Nous ne sommes pas que Bélarussiens, nous sommes aussi des Européens. Notre culture fait partie de la culture européenne.
Svetlana Tikhanovskaïa, leader de l'opposition bélarusse en exil
Svetlana Tikhanovskaïa a tenu à remercier l'Europe pour les efforts fournis pour aider les opposants bélarussiens. Dans la journée, elle avait pu s'exprimer devant l'Assemblée parlementaire du Conseil de l'Europe et le Volny Chor avait pu entonner l'un de ses chants. "C'est la première fois qu'un chant bélarussien résonne au Conseil de l'Europe, et quelques députés ont essuyé une larme. Nous ne sommes pas que Bélarussiens, nous sommes aussi des Européens. Notre culture fait partie de la culture européenne. "
Elle a tenu à s'adresser aux choristes : "J'aimerais que vous puissiez aller chanter partout en Europe. Plus les gens écoutent vos chants, et plus nous avons de nouveaux amis du peuple bélarussien", a-t-elle encore dit, à l'adresse des chanteurs en résistance.
Après son court discours, elle est repartie encadrée par cinq personnes chargées de sa sécurité.

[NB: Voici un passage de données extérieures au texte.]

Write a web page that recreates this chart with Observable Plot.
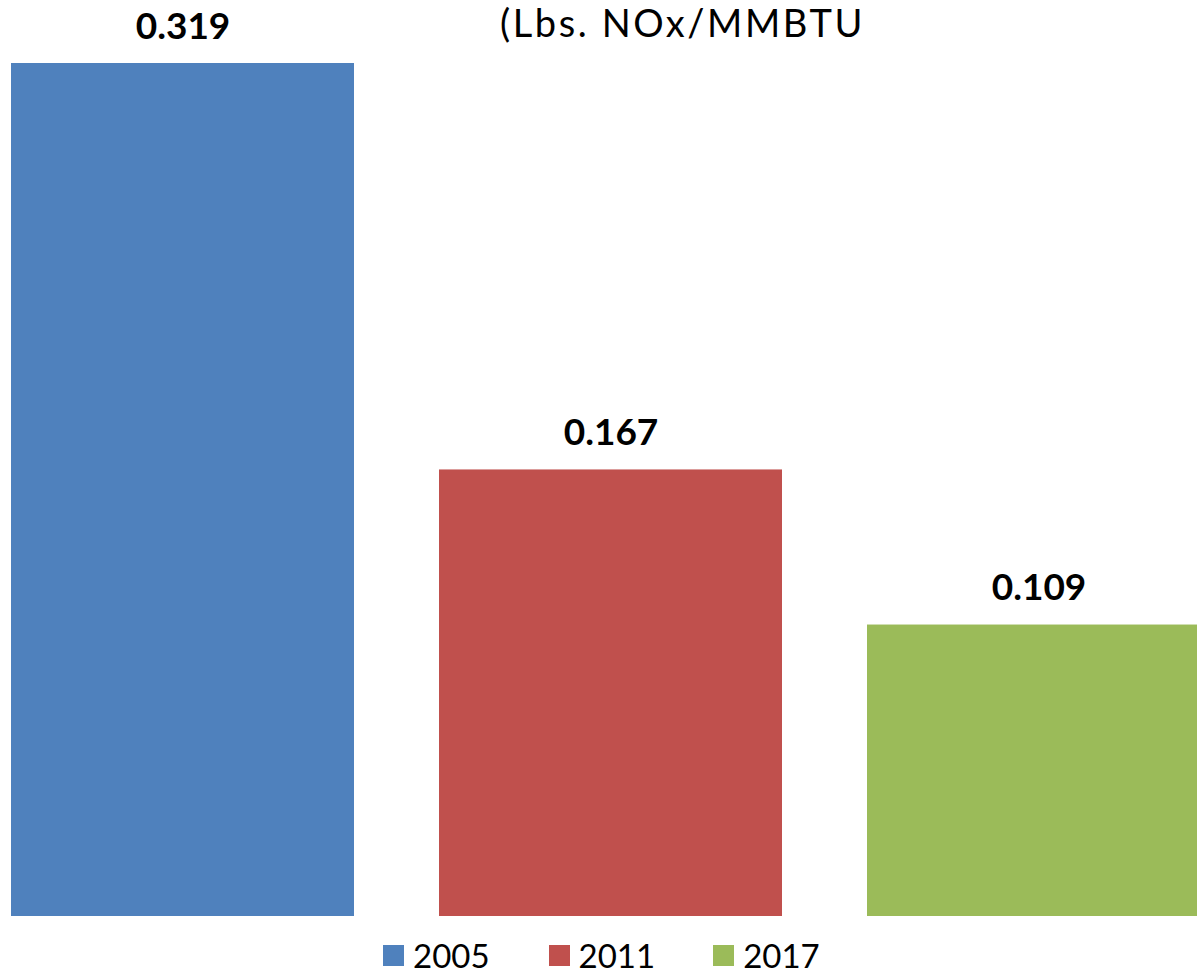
<!DOCTYPE html>
<html>
<head>
<meta charset="utf-8">
<script src="https://cdn.jsdelivr.net/npm/d3@7"></script>
<script src="https://cdn.jsdelivr.net/npm/@observablehq/plot@0.6"></script>
<style>
  html, body { margin: 0; padding: 0; background: #fff; overflow: hidden; }
  #wrap { position: relative; width: 1197px; height: 977px; overflow: hidden; font-family: Lato, "Open Sans", sans-serif; }
  #title { position: absolute; top: 0px; left: 500px; font-size: 38px; letter-spacing: 2.6px; color: #000; white-space: nowrap; line-height: 1.2; }
  #legend { position: absolute; top: 939px; left: 383px; display: flex; align-items: center; font-size: 33px; color: #000; line-height: 1; }
  .item { display: flex; align-items: center; }
  .sw { width: 21px; height: 21px; margin-right: 9px; }
  svg { overflow: hidden; }
</style>
</head>
<body>
<div id="wrap">
  <div id="chart"></div>
  <div id="title"></div>
  <div id="legend"></div>
</div>
<script>
const years = ["2005", "2011", "2017"];
const values = [0.319, 0.167, 0.109];
const colors = ["#4F81BD", "#C0504D", "#9BBB59"];
const labels = ["0.319", "0.167", "0.109"];
const titleText = "(Lbs. NOx/MMBTU";

const data = years.map((y, i) => ({year: y, value: values[i], label: labels[i]}));

const chart = Plot.plot({
  width: 1197,
  height: 935,
  marginLeft: 0,
  marginRight: 0,
  marginTop: 0,
  marginBottom: 0,
  style: {background: "#fff", overflow: "hidden"},
  x: {type: "band", domain: years, range: [10, 1212], paddingInner: 0.198, paddingOuter: 0, axis: null},
  y: {domain: [0, 0.319], range: [916, 63], axis: null},
  color: {domain: years, range: colors},
  marks: [
    Plot.barY(data, {x: "year", y: "value", fill: "year"}),
    Plot.text(data, {x: "year", y: "value", text: "label", lineAnchor: "bottom", dy: -25,
      fontSize: 37, fontWeight: "bold", fill: "#000", fontFamily: "Lato, sans-serif"})
  ]
});
document.getElementById("chart").appendChild(chart);
document.getElementById("title").textContent = titleText;

const legend = document.getElementById("legend");
const gaps = [0, 59, 58];
years.forEach((y, i) => {
  const it = document.createElement("div");
  it.className = "item";
  if (i > 0) it.style.marginLeft = gaps[i] + "px";
  const sw = document.createElement("div");
  sw.className = "sw";
  sw.style.background = colors[i];
  const t = document.createElement("span");
  t.textContent = y;
  it.appendChild(sw);
  it.appendChild(t);
  legend.appendChild(it);
});
</script>
</body>
</html>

Les chants poignants du Volny Chor ont alors résonné dans la salle des Fêtes de Strasbourg. Pour une heure de plongée dans le système carcéral et répressif du Bélarus.
Sur le continent européen, c'est un pays qui s'enfonce dans une répression toujours plus violente. 1.700 prisonniers politiques seraient enfermés dans les geôles de Loukachenko, le véritable chiffre est difficile à obtenir.
"Certains choristes sont en prison, et nous connaissons personnellement certains détenus. C'est vraiment difficile. Mais un jour nous enlèverons notre masque. Quand mon pays sera libre, après la victoire, nous n'en aurons plus besoin."